Tuesday, 9 October 2012

Knife of Dreams - Chapters 17-19

In this section, Rand and Elayne lose control of something.
Birgitte confirms that Elayne didn’t get lost; it was the Palace that changed. Since she can’t do anything about the danger or problems that come with locales changing suddenly, instead, she stoically goes on with the things she can do something about. The mutable geography is not necessarily the same as bubbles of evil, which have a more sinister and violent effect, but they are just as random.
Young Perival correctly deduces that a third of the High Seats of Andor are keeping their distance because of the nearby Borderlander army. Elayne’s earlier meeting with the Borderlanders in Winter’s Heart is still bearing fruit, yet it also gives the impression that not much has changed since then. That will come to an abrupt end with Arymilla’s apparent bribery of the mercenary companies guarding Caemlyn. Arymilla expects to have the city within a week. As with the Perrin storyline, establishing a firm countdown to disaster ramps up the tension and dispels any sense of drudgery or lack of progress. One way or the other, with Arymilla’s scheme unfolding, the plotline will be resolved.
A discussion of House Mantear, the House that Rand is descended from, added to Elayne’s unswerving confidence her babies will be born safely, linked a few ideas in my mind. Elaida’s Foretelling was that the Royal Line of Andor is the key to winning the Last Battle. She thinks it means Elayne, but readers know it probably means Rand, and there is a slight possibility it means Morgase, or Luc, or some other secondary character. However, I’m surely not the first to see that Rand and Elayne’s children are descended from the two most recent Royal Families of Andor. Could all of Moridin’s schemes be aimed at Rand’s children, to prod him in ways he couldn’t be prodded before? Could Rand’s children or his attitude towards them be the key to winning the Last Battle? To fit the themes in the story so far, the Last Battle will have to be about Rand affirming his identity for once and for all. In what ways could his children factor into that? Will they represent the humanity he is trying to save, or will they represent a sacrifice on his part?
Reanne’s death and the discovery of a doll that should have been taken by a fleeing Kinswoman rule out Merilille as the Black Ajah. Sadly, it means Elayne can add a number of probable murders to the bill, since it implies that most of the vanished Kinswomen were killed, and did not run away.
Loial interviews Rand for his book, and is told almost nothing really useful, something Theorylanders are familiar with from RAFO-filled author interviews. The boys from Manetheren have rubbed off on Loial, for he is ready to address the Stump with his views that the Ogier should stand against the Dark One rather than flee to another Dimension using their Book of Translation. Loial acquiesces to his Mother’s demand for a wedding, which takes place minutes after her arrival, the only hasty thing Ogier ever do. For all of his fear that his life would be dominated by a wife, she asks him what he would do, and then supports him in that decision.

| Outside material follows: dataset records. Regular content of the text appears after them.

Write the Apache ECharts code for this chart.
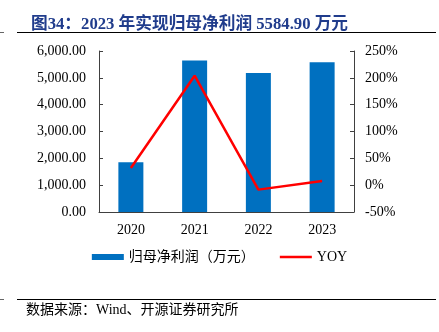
<!DOCTYPE html>
<html>
<head>
<meta charset="utf-8">
<script src="https://cdn.jsdelivr.net/npm/echarts@6/dist/echarts.min.js"></script>
<style>html,body{margin:0;padding:0;background:#fff;}#c{width:439px;height:332px;}</style>
</head>
<body>
<div id="c"></div>
<script>
const categories = ['2020', '2021', '2022', '2023'];
const profit = [1850, 5650, 5180, 5584.90];
const yoy = [32, 204, -8.3, 7.8];
const leftTicks = [0, 6000, 1000];
const rightTicks = [-50, 250, 50];

const serif = '"Times New Roman","Liberation Serif","Noto Sans CJK SC",serif';
const chart = echarts.init(document.getElementById('c'), null, {renderer: 'canvas'});
const axisColor = '#404040';
chart.setOption({
  animation: false,
  title: {
    text: '图34：2023 年实现归母净利润 5584.90 万元',
    left: 26, top: 11,
    textStyle: {fontFamily: serif, fontSize: 16.7, fontWeight: 'bold', color: '#203C8C'}
  },
  graphic: [
    {type: 'line', shape: {x1: 17, y1: 32.5, x2: 436, y2: 32.5}, style: {stroke: '#000', lineWidth: 1}},
    {type: 'line', shape: {x1: 0, y1: 32.5, x2: 4, y2: 32.5}, style: {stroke: '#666', lineWidth: 1}},
    {type: 'line', shape: {x1: 17, y1: 299.5, x2: 436, y2: 299.5}, style: {stroke: '#000', lineWidth: 1}},
    {type: 'line', shape: {x1: 0, y1: 299.5, x2: 4, y2: 299.5}, style: {stroke: '#666', lineWidth: 1}},
    {type: 'text', left: 26, top: 303, style: {text: '数据来源：Wind、开源证券研究所', font: '14px ' + serif, fill: '#000'}}
  ],
  grid: {left: 99, right: 85, top: 51, bottom: 120, containLabel: false},
  legend: {
    bottom: 63, left: 'center',
    itemGap: 25,
    itemWidth: 32, itemHeight: 6,
    textStyle: {fontFamily: serif, fontSize: 14, color: '#000'},
    data: [
      {name: '归母净利润（万元）', icon: 'rect'},
      {name: 'YOY', icon: 'path://M0,0L32,0L32,2.5L0,2.5Z', itemStyle: {color: '#FF0000'}}
    ]
  },
  xAxis: {
    type: 'category', data: categories,
    axisLine: {lineStyle: {color: axisColor}},
    axisTick: {inside: true, length: 4, lineStyle: {color: axisColor}},
    axisLabel: {fontFamily: serif, fontSize: 14, color: '#000', margin: 11}
  },
  yAxis: [
    {
      type: 'value', min: leftTicks[0], max: leftTicks[1], interval: leftTicks[2],
      axisLine: {show: true, lineStyle: {color: axisColor}},
      axisTick: {show: true, inside: true, length: 4, lineStyle: {color: axisColor}},
      splitLine: {show: false},
      axisLabel: {fontFamily: serif, fontSize: 14, color: '#000', margin: 13,
        formatter: v => v.toLocaleString('en-US', {minimumFractionDigits: 2, maximumFractionDigits: 2})}
    },
    {
      type: 'value', min: rightTicks[0], max: rightTicks[1], interval: rightTicks[2],
      axisLine: {show: true, lineStyle: {color: axisColor}},
      axisTick: {show: true, inside: true, length: 4, lineStyle: {color: axisColor}},
      splitLine: {show: false},
      axisLabel: {fontFamily: serif, fontSize: 14, color: '#000', margin: 11, formatter: v => v + '%'}
    }
  ],
  series: [
    {name: '归母净利润（万元）', type: 'bar', data: profit, barWidth: 25, itemStyle: {color: '#0070C0'}},
    {name: 'YOY', type: 'line', yAxisIndex: 1, data: yoy, symbol: 'none',
      lineStyle: {color: '#FF0000', width: 2.5}, itemStyle: {color: '#FF0000'}}
  ]
});
</script>
</body>
</html>
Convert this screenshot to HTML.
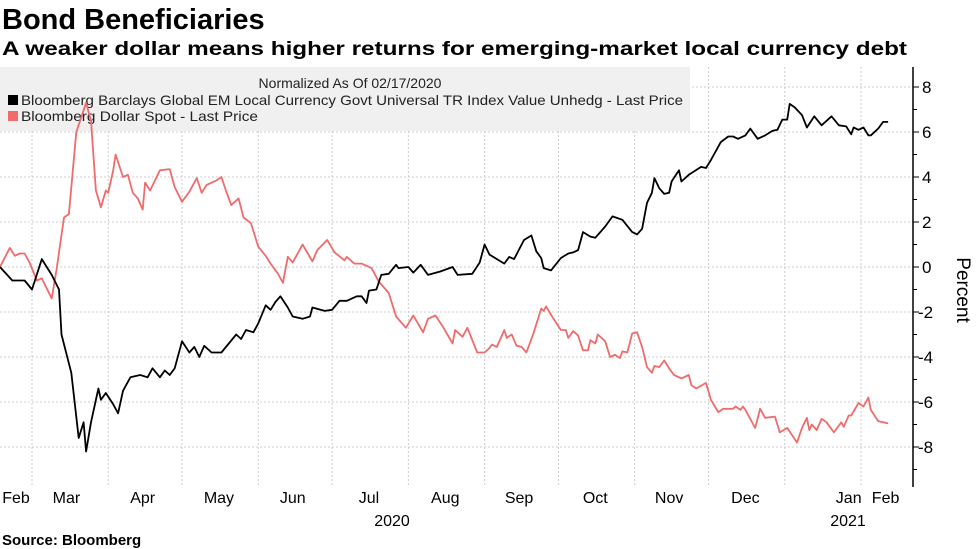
<!DOCTYPE html>
<html><head><meta charset="utf-8"><style>
body{margin:0;background:#fff;font-family:"Liberation Sans",sans-serif}
svg{display:block}
</style></head><body>
<svg id="chart" width="977" height="549">
<text x="2" y="29" font-size="29" font-weight="bold">Bond Beneficiaries</text>
<text x="2" y="55" font-size="19" font-weight="bold" textLength="905" lengthAdjust="spacingAndGlyphs">A weaker dollar means higher returns for emerging-market local currency debt</text>
<g id="grid"></g>
<rect x="0" y="67" width="690" height="64" fill="#f0f0f0"/>
<text x="350" y="88" font-size="14" text-anchor="middle" fill="#222">Normalized As Of 02/17/2020</text>
<g><rect x="8" y="95" width="10" height="10" fill="#000"/><text x="21" y="105" font-size="14" textLength="662" lengthAdjust="spacingAndGlyphs" fill="#222">Bloomberg Barclays Global EM Local Currency Govt Universal TR Index Value Unhedg - Last Price</text></g>
<g><rect x="8" y="111" width="10" height="10" fill="#f06b6b"/><text x="21" y="121" font-size="14" textLength="237" lengthAdjust="spacingAndGlyphs" fill="#222">Bloomberg Dollar Spot - Last Price</text></g>
<g id="series"></g>
<g id="yaxis"></g>
<g id="xaxis"></g>
<text x="392" y="526" font-size="16" text-anchor="middle">2020</text>
<text x="848" y="526" font-size="16" text-anchor="middle">2021</text>
<text transform="translate(957,290) rotate(90)" font-size="19" text-anchor="middle">Percent</text>
<text x="2" y="545" font-size="15" font-weight="bold">Source: Bloomberg</text>
</svg>
<script>
const emDays=[0,5,10,13,17,21,24,25,29,32,34,35,37,40,41,43,46,48,50,53,57,60,62,65,67,69,71,74,77,79,81,83,86,90,93,96,98,100,103,105,108,110,112,114,117,119,123,126,127,132,135,138,141,145,147,149,150,153,155,158,161,162,166,168,171,174,179,184,186,192,195,197,199,202,205,207,209,213,216,218,220,221,224,228,231,233,235,237,240,242,246,249,253,257,259,261,263,265,266,268,270,272,273,276,277,280,285,287,289,293,296,298,300,303,305,308,311,314,316,318,320,321,323,326,328,331,334,338,341,344,346,347,349,351,353,354,357,359,361];
const emValues=[0,-0.6,-0.6,-1.0,0.35,-0.35,-1.0,-3.0,-4.7,-7.6,-6.9,-8.2,-6.9,-5.4,-5.9,-5.6,-6.1,-6.5,-5.5,-4.9,-4.8,-4.9,-4.5,-4.9,-4.6,-4.8,-4.5,-3.3,-3.8,-3.55,-4.0,-3.5,-3.8,-3.8,-3.4,-3.0,-3.2,-2.8,-2.9,-2.5,-1.7,-1.9,-1.55,-1.3,-1.8,-2.2,-2.3,-2.2,-1.8,-1.95,-1.9,-1.5,-1.5,-1.3,-1.3,-1.6,-1.05,-1.0,-0.35,-0.3,0.1,-0.05,0,-0.25,0.1,-0.35,-0.2,0,-0.35,-0.3,0.2,1.0,0.55,0.35,0.15,0.45,0.35,1.2,1.4,0.7,0.4,-0.05,-0.15,0.4,0.6,0.65,0.75,1.55,1.35,1.3,1.8,2.25,2.1,1.55,1.45,1.7,2.85,3.3,3.95,3.5,3.25,3.3,3.8,4.3,3.8,4.1,4.45,4.4,4.75,5.55,5.8,5.8,5.7,5.85,6.15,5.7,5.85,6.05,6.1,6.55,6.55,7.25,7.1,6.75,6.2,6.7,6.3,6.7,6.3,6.25,5.9,6.2,6.1,6.2,5.85,5.85,6.15,6.45,6.45];
const usdDays=[0,4,6,8,10,12,15,17,21,23,26,28,31,35,37,39,41,43,44,46,47,50,52,54,56,58,59,61,63,65,69,71,74,77,80,82,84,88,90,92,94,97,99,102,105,108,110,113,115,117,119,123,127,129,133,136,140,141,144,147,151,154,158,161,165,168,172,174,177,180,184,185,188,190,194,197,199,200,202,205,206,208,210,212,214,217,220,221,222,225,228,230,231,233,235,237,239,240,242,243,246,248,250,252,253,255,257,259,261,263,265,266,268,270,272,274,277,280,281,283,287,289,292,294,298,299,301,302,303,305,307,309,311,315,317,320,324,326,328,329,330,332,334,336,339,342,343,345,346,349,351,353,354,357,361];
const usdValues=[0,0.85,0.5,0.6,0.6,0.2,-0.6,-0.5,-1.4,-0.1,2.2,2.35,6.0,7.3,6.5,3.4,2.65,3.4,3.3,4.3,5.0,4.0,4.1,3.3,3.05,2.55,3.75,3.4,3.85,4.3,4.35,3.55,2.9,3.35,3.95,3.3,3.65,3.85,4.0,3.35,2.75,3.05,2.2,1.95,0.9,0.5,0.15,-0.3,-0.7,0.45,0.2,1.0,0.25,0.75,1.2,0.65,0.3,0.45,0.15,0.15,-0.05,-0.65,-1.15,-2.2,-2.7,-2.15,-2.9,-2.3,-2.15,-2.65,-3.4,-2.8,-3.1,-2.7,-3.8,-3.8,-3.6,-3.45,-3.55,-2.8,-3.15,-3.0,-3.5,-3.55,-3.8,-2.9,-1.85,-1.95,-1.75,-2.3,-2.8,-2.8,-3.15,-2.85,-3.05,-3.7,-3.7,-3.25,-3.4,-3.0,-3.3,-4.0,-3.9,-4.05,-3.75,-3.8,-2.95,-2.9,-3.55,-4.45,-4.7,-4.4,-4.45,-4.15,-4.5,-4.8,-4.95,-4.8,-5.25,-5.4,-5.15,-5.9,-6.45,-6.3,-6.3,-6.2,-6.35,-6.2,-6.35,-6.75,-7.15,-6.3,-6.7,-6.65,-7.35,-7.15,-7.8,-7.15,-6.7,-7.25,-7.0,-7.25,-6.75,-6.9,-7.35,-6.9,-7.1,-6.6,-6.6,-6.05,-6.2,-5.8,-6.35,-6.85,-6.95];
const yTicks=[8,6,4,2,0,-2,-4,-6,-8];
const monthBoundaries=[13,44,74,105,135,166,197,227,258,288,319,350];
const monthLabels=["Feb","Mar","Apr","May","Jun","Jul","Aug","Sep","Oct","Nov","Dec","Jan","Feb"];
const monthLabelDays=[6.5,27,58,89,119,150,181,211,242,272,303,345,360];

const NS="http://www.w3.org/2000/svg";
const X0=0,PXD=2.46,Y0=267,PXU=22.5,AX=913,TOP=67,BOT=487;
const xs=d=>X0+d*PXD, ys=v=>Y0-v*PXU;
function mk(tag,attrs,parent){const e=document.createElementNS(NS,tag);for(const k in attrs)e.setAttribute(k,attrs[k]);parent.appendChild(e);return e;}
const grid=document.getElementById('grid'),series=document.getElementById('series'),yaxis=document.getElementById('yaxis'),xaxis=document.getElementById('xaxis');
yTicks.forEach(v=>{
  const l=mk('line',{x1:0,x2:AX,y1:ys(v),y2:ys(v),stroke:'#ccc','stroke-dasharray':'2,2','stroke-width':1},grid);
  
  
  const t=mk('line',{x1:AX,x2:AX+6,y1:ys(v),y2:ys(v),stroke:'#000'},yaxis);
  
  
  const m=mk('line',{x1:AX,x2:AX+4,y1:ys(v-1),y2:ys(v-1),stroke:'#000'},yaxis);
  
  
  const tx=mk('text',{x:AX+(v<0?5:9),y:ys(v)+6,'font-size':17},yaxis);
  tx.textContent=v<0?'-'+Math.abs(v):String(v);
  
  
});
const ax=mk('line',{x1:AX,x2:AX,y1:TOP,y2:BOT,stroke:'#000','stroke-width':1.5},yaxis);


monthBoundaries.forEach(d=>{
  const l=mk('line',{x1:xs(d),x2:xs(d),y1:TOP,y2:BOT,stroke:'#ccc','stroke-dasharray':'2,2'},grid);
  
  
});
monthLabels.forEach((m,i)=>{
  const t=mk('text',{x:xs(monthLabelDays[i]),y:503,'font-size':16,'text-anchor':'middle'},xaxis);
  t.textContent=m;
  
  
});
function line(days,vals,color,name){
  const d=days.map((x,i)=>(i?'L':'M')+xs(x).toFixed(1)+','+ys(vals[i]).toFixed(1)).join('');
  const p=mk('path',{d:d,fill:'none',stroke:color,'stroke-width':1.8,'stroke-linejoin':'round'},series);
  
  
}
line(usdDays,usdValues,'#f06b6b','dollar-spot-line');
line(emDays,emValues,'#000','em-local-currency-line');
</script>
</body></html>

I once asked Robert Jordan why Rand had never thought again about the mysterious stranger who saved his life in Shadar Logoth. At last, Rand does so now, recognizing his face as the one that has been appearing in his head shortly after he thinks of Mat and Perrin. It’s likely this was the point of the story in which this information was bound to appear, and not the direct result of a fan’s question. Rand also concludes that the stranger used the Forsaken’s so-called True Power. He stops short of realizing that the stranger may be a reincarnated Forsaken, failing to recognize that the Lord of the Grave is more than a name, it describes one of his abilities. The ability to parse out information slowly is often difficult, as authors are eager to show off the wonderful world they have created. The trick is in supplying just enough new information to keep the reader happy without going beyond the minimum that the reader needs. The Wheel of Time’s length, multiple plotlines, numerous characters and publication schedule have demonstrated that it is possible to dole out clues very slowly, over two decades, and still maintain an air of mystery and wonder with each revelation.
Rand’s madness isn’t getting worse, but he is at the point where he and Lews Therin seem evenly balanced, as represented by Lews Therin’s several comments that he doesn’t understand why he has voice in his head. Establishing how even they are, mirror images of each other,  is key to the surprise when Lews Therin grasps the One Power from Rand during a monumental Trolloc attack. Lews Therin wails that he can’t move his hands, as though it is his body and Rand has grasped physical control of the body from him. A Trolloc attack, even in numbers of hundreds of thousands, is no longer enough to threaten the heroes. Unless a monkey wrench is thrown into the works. As has often been the case, this obstacle is not a physical one but one of identity. Who is Rand? Is he really Lews Therin? Rand’s immediate need is to strike some agreement with the madman in his head or he will die. When the metaphysical argument has physical consequences that can put Rand and his allies in harm’s way, the stakes are raised far more effectively than if the attack had simply been overwhelming numbers of Shadowspawn.
 Writing Lessons:
Time pressure not only increases tension, but can dispel any concerns that the plot isn’t moving.